A nouveau, des bâtiments publics ont été pris pour cibles, comme à Amiens où une école maternelle a été en partie incendiée rendant l'accueil des enfants impossible vendredi.
Les brasiers se sont multipliés à Roubaix (Nord) sous les sirènes des pompiers et le projecteur d'un hélicoptère de la police. "En deux jours, ils ont fait ce que les Gilets Jaunes ont fait en deux ans", a commenté un passant, qui refuse de donner son nom.
A Marseille, la devanture de la bibliothèque municipale de l'Alcazar a été endommagée. Sur le Vieux-Port, des échauffourées ont opposé les forces de l'ordre à un groupe de 100 à 150 personnes qui auraient tenté de monter des barricades.
A la cité Pablo-Picasso à Nanterre, dont Nahel était originaire, des voitures ont été incendiées, des mortiers d'artifice et autres grenades artisanales ont été tirés, a constaté une journaliste de l'AFP. Une agence bancaire du Crédit mutuel a été incendiée.

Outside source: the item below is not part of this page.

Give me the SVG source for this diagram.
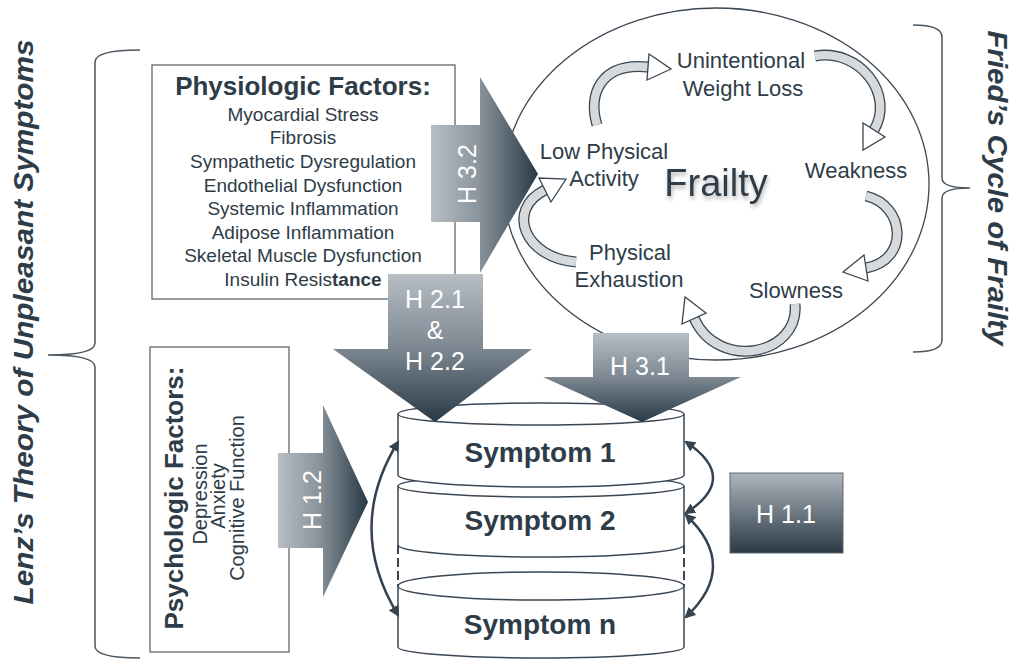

Un jeune Lyonnais devant les carcasses de véhicules brûlés.
L'ONU monte au créneau
Depuis la mort de Nahel mardi, des écoles et des édifices publics ont été la cible de la colère de jeunes habitants des quartiers populaires et incendiés dans de multiples villes de France, rappelant les émeutes qui avaient embrasé la France en 2005 après la mort de deux adolescents poursuivis par la police.
Le drame à l'origine de l'embrasement s'est produit à proximité de la station de RER Nanterre-Préfecture, lors d'un contrôle de police sur la voiture conduite par Nahel, un mineur connu pour des refus d'obtempérer.
Le parquet considère que "les conditions légales d'usage de l'arme" par le policier auteur du tir "ne sont pas réunies", a déclaré jeudi le procureur de la République de Nanterre, Pascal Prache.
Ce policier de 38 ans a été mis en examen pour homicide volontaire et placé en détention provisoire jeudi après-midi.
Une vidéo, authentifiée par l'AFP, a montré que ce motard de la police nationale positionné le long de sa voiture tenait Nahel en joue après une course-poursuite puis a tiré à bout portant.
La porte-parole du Haut-Commissariat des Nations unies aux droits de l'homme s'est dite préoccupée par les violences qui ont éclaté après la mort de Nahel, tout en demandant à la France de se pencher "sérieusement" sur les "problèmes de racisme et de discrimination raciale au sein de ses forces de l'ordre".